Rob Keefe has demonstrated in 26 games as Spokane’s head coach that he’s willing to take a chance with several bold decisions regarding roster moves, assistants and game strategy.
Keefe rolled the dice again last Saturday against No. 1 Arizona, opting to suit up an extra defender instead of a traditional back-up quarterback.
The Shock entered the game with a couple of banged-up players in the secondary and Keefe wanted options if they weren’t able to finish or another injury occurred. The trade-off was starting quarterback Kyle Rowley needed to stay upright or wide receiver Emery Sammons would have been behind center.
After an Arizona turnover on the second play from scrimmage, Rowley ran consecutive quarterback sneaks, scoring on his second attempt. On both plays, Rowley’s helmet went flying and he was in heavy traffic as he tried to nudge the ball over the goal line.

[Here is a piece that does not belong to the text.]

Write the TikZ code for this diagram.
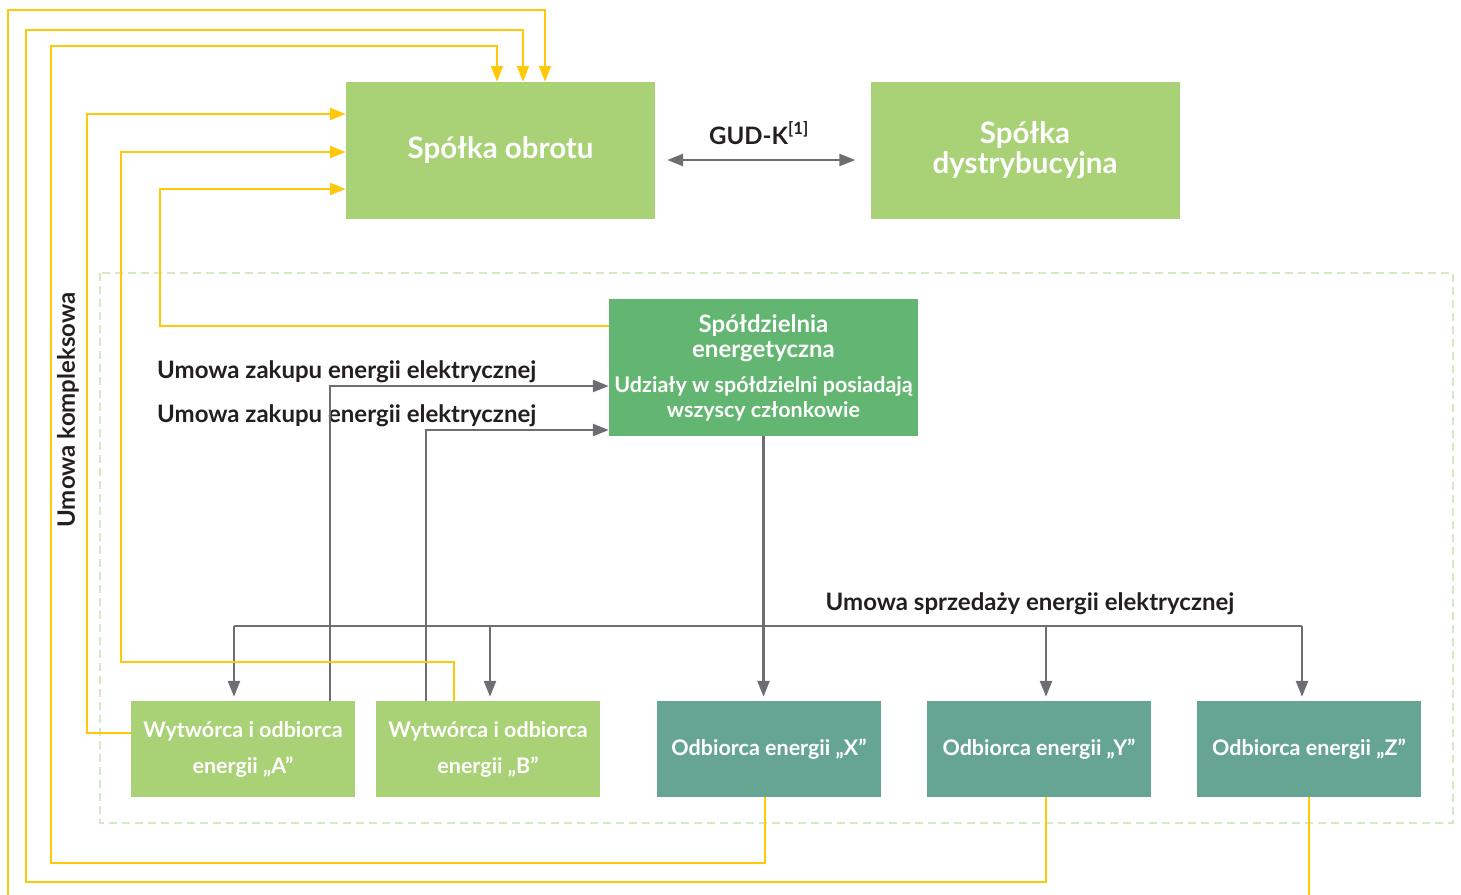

“Totally nerve-wracking, but I think to win you have to gamble some times,” Keefe said. “We had a lot of guys banged up and it turned out four guys went down in the fourth quarter. If we dressed a backup quarterback, we would have been short. We could have lost that game.”
If Rowley had suffered an injury, Keefe said, “It would have been the Wildcat (formation) with Emery running around trying to make plays.”
Rowley has been the lone QB to suit up a couple of times in his lengthy career under different coaches.
“I went to Kyle on Thursday and if he had anything wrong I told him he had to tell me,” Keefe said. “He said, ‘Coach, I think it’s the right move.’”
It is 35 minutes before the start of practice and linebacker Beau Bell is in his customary spot. He is the only player on the field, suited up and leaning against the padded dasherboards. About 10 minutes later, a couple of teammates saunter out of the locker room. Ten minutes later, most of the players have made it to the field.
“I used to do the same thing in college,” said Bell, who has given the defense a major lift, forcing a fumble against Arizona and registering a sack and two forced fumbles against Orlando two weeks ago. “I’m just getting my mind right. The mental part might be the most important part of football. You have to know what you’re doing.”
Bell usually goes to the field directly after team meetings while his teammates hang out in the locker room, where the music can be heard 25 yards away.
“They probably do,” replied Bell, when asked if his teammates think his ritual is strange, “but at the same time I think they’re crazy, too.”
Spokane will be without Josh Ferguson, who manned the middle defensive back spot, for the rest of the season. He suffered a torn ACL in his left knee late in the fourth quarter Saturday.
Terrance Sanders, who had a pass break-up on a two-point conversion attempt in the closing seconds, will play the middle and probably be flanked by Alex Teems and Ruschard Dodd-Masters.
“We’ll bring in another DB shortly, but right now we feel comfortable with what we have,” Keefe said.
Keefe has a couple of younger defensive backs in mind as well as former Shock DB Nygel Rogers, who signed with Spokane in September but decided to work in the private sector.
Shortly after defeating Arizona, Keefe was making a point that the Shock could be positioned to go on a roll when he recited Spokane’s remaining schedule, all 11 games, in order.
“We don’t want to get too far ahead. That’s really irresponsible of myself. You have to take it one game at a time, but I like the one-game mentality with who we’re about to play,” Keefe said. “We know we’ve put ourselves in a position where we could be sitting pretty in about 10 weeks, because of how we’ve played together (the last two games) and what we’re building.”